Again, you can bring them together to have this conversation. You can have that individually with them, based on the situation. But you always want to be following up because you want them to know that this is serious. This is important. This is part of the job for them to be getting along together. You want to be careful because if you're going to lead them to places that are difficult for them to talk about, that is a bit vulnerable for them, and if you come on too strong, they're not going to come to you in the future. 

You do have to create some safety and demonstrate to them that you are on their side, both of their sides equally. And no matter what comes up, it's not going to impact your belief in them.
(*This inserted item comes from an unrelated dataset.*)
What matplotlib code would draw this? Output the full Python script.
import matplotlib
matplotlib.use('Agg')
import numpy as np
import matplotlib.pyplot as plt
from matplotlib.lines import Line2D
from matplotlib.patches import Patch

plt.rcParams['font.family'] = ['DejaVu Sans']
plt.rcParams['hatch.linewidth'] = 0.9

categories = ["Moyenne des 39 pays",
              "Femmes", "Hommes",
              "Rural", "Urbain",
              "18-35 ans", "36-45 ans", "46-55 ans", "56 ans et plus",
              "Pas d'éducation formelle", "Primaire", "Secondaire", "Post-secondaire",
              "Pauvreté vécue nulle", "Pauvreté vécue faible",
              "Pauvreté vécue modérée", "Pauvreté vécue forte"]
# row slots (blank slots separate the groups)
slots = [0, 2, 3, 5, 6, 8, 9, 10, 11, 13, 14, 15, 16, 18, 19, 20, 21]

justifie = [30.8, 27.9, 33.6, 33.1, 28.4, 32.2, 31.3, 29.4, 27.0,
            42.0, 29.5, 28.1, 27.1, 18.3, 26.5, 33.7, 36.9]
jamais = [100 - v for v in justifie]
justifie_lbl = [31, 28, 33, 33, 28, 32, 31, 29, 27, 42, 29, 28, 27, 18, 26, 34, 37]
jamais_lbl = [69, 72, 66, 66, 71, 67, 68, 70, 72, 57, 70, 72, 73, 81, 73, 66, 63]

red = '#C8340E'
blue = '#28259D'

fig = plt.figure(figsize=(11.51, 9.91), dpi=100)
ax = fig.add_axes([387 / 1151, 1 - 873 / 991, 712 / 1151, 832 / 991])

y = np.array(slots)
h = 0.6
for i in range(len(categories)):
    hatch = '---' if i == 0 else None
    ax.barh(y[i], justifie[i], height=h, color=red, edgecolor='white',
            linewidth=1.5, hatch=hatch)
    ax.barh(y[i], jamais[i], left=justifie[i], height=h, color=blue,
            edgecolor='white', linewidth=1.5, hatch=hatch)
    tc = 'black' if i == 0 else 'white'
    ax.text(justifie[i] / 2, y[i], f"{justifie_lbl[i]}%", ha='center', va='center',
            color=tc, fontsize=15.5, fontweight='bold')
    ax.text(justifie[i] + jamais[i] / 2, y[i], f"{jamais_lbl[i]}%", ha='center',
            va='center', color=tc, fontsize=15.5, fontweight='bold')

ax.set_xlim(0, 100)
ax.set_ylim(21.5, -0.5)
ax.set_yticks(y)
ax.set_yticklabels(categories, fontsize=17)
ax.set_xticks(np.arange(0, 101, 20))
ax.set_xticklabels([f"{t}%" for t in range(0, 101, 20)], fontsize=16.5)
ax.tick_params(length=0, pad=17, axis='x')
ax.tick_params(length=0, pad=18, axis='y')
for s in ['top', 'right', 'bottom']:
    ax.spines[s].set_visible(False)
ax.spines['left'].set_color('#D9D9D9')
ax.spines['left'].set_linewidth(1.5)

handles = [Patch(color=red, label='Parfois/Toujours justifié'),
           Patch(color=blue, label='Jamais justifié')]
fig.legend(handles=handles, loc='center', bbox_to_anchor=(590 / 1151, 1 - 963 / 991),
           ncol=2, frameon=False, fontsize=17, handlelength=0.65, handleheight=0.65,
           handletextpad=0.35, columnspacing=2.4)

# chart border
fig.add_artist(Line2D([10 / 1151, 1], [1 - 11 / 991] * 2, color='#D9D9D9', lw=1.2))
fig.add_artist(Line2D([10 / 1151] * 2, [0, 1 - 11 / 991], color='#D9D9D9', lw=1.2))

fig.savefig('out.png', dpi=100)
You're not going to judge them. Your role is to help them learn to be more intentional, thoughtful, and emotionally intelligent leaders, and that's just part of the growth of the skill set. There's nothing wrong with being insecure sometimes acting out on the insecurity, or maybe not being your most professional self. It's all okay, as long as you set a goal for yourself to work through it and try harder. 

As long as you're always trying to become more emotionally intelligent and focused and getting along, or whatever the goals are that you're setting for them, as long as you're always trying to do that, you can let them know you're always going to be there for them. You're not going to judge them. That's going to be an important piece too, is that you're always creating safety so that they don't stop coming to you. 

That's what I have for you this week. Still 30 minutes. I don't know what it is. I'm really trying to get it underneath. Apparently, I'm not trying hard enough. I need to try harder. My friends, that's what I have for you. See you in a few weeks. Talk to you soon. Bye for now.